Not only is there a massive amount and variety of data now available, if all of the past decade’s data infrastructure investments in enterprises is to pay off, organizations will have to figure out a way to leverage technologies like machine learning and natural language processing to make sense of all that data.


A maturing and fast growing ecosystem - algorithms, frameworks & tools

Though the term 'Artificial Intelligence' did not exist until 1956, the advances and ideas from the preceding decades evoked many of the future themes. So, we are talking about a technology that has been baking for a long time with some rapid growth spurts for over six decades (Here is a timeline: https://en.wikipedia.org/wiki/Timeline_of_artificial_intelligence). A more entertaining read is Superintelligence: Paths, Dangers, Strategies by Nick Bostrom.

These six decades were key to the development of algorithms and took frameworks to democratize AI development. Take deep learning for example. Digital neural nets were invented in the 1950s, but it took decades for computer scientists to learn how to compute the astronomically huge combinatorial relationships between a million—or 100 million—neurons. The key was to organize neural nets into stacked layers, where the progressive layers performed partial functions that aggregated to the big picture. This took a while and in 2006, Geoff Hinton, then at the University of Toronto, made a key tweak to this method, which he dubbed “deep learning.” He was able to mathematically optimize results from each layer so that the learning accumulated faster as it proceeded up the stack of layers. The code of deep learning alone is insufficient to generate complex logical thinking, but it is an essential component of all current AIs, including IBM’s Watson, Google’s search engine, and Facebook’s algorithms. 
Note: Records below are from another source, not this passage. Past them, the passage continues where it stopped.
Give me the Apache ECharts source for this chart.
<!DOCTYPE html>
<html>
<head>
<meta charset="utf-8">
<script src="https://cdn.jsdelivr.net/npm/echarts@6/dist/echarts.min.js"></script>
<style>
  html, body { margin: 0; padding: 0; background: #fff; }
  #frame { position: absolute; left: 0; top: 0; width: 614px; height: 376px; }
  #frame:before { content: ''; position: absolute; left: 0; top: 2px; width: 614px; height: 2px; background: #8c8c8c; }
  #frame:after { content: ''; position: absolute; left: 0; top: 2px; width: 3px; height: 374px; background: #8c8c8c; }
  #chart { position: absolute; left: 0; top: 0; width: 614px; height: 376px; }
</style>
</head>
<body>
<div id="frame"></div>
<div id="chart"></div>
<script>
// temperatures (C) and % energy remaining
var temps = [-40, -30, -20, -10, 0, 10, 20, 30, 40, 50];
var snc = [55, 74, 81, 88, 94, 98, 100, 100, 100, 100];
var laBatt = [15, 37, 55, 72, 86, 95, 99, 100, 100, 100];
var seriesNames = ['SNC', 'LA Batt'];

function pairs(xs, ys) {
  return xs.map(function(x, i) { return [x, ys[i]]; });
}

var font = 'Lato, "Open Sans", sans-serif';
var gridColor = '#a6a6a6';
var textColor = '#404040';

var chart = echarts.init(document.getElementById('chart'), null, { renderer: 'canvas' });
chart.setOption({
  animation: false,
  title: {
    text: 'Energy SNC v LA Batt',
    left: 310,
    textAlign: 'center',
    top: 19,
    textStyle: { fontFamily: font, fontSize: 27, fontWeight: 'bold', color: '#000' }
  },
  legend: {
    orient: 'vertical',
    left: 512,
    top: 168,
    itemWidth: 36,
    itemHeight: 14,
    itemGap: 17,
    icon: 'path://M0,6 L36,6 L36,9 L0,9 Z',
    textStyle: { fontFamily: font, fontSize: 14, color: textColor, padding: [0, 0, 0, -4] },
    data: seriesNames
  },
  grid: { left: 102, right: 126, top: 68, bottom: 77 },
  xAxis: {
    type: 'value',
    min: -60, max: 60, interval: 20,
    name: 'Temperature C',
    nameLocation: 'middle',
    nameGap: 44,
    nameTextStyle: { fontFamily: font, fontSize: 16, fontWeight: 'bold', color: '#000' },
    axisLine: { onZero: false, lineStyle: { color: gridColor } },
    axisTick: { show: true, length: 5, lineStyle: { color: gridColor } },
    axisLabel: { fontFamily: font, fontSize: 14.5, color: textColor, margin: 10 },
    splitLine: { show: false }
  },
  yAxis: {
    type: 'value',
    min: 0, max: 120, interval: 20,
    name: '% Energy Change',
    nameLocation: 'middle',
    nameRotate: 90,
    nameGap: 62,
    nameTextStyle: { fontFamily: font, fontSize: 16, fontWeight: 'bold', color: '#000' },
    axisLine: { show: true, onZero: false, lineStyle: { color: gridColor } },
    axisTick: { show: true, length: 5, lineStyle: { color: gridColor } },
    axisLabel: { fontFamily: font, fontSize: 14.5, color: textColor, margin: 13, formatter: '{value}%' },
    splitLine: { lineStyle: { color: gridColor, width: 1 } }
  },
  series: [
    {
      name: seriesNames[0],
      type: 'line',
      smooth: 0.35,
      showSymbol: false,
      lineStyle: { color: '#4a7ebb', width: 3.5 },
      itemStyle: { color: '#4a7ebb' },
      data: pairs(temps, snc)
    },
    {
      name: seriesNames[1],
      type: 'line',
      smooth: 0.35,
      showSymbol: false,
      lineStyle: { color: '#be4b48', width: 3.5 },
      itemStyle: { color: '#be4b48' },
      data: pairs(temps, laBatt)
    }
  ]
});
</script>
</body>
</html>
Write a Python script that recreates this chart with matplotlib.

Another parallel development was the awesome frameworks that make it easy for developers to develop their our ML algorithms using popular, often open source elements. A combination of high level programming languages in easily usable frameworks like Spark/MLLib, Apache Singa, Caffe, Neon, Tensorflow or even ready to deploy dev infrastructure with Azure and AWS has made the development of commercial AI applications possible.

This is the golden age for AI. The big question however remains in that we still have to wait and see who the winners and losers are in the long run. The focus should be on solving real problems that deliver tangible business outcomes for enterprises rather than making religious or speculative bets on certain players or vendors — that part will shake itself out eventually!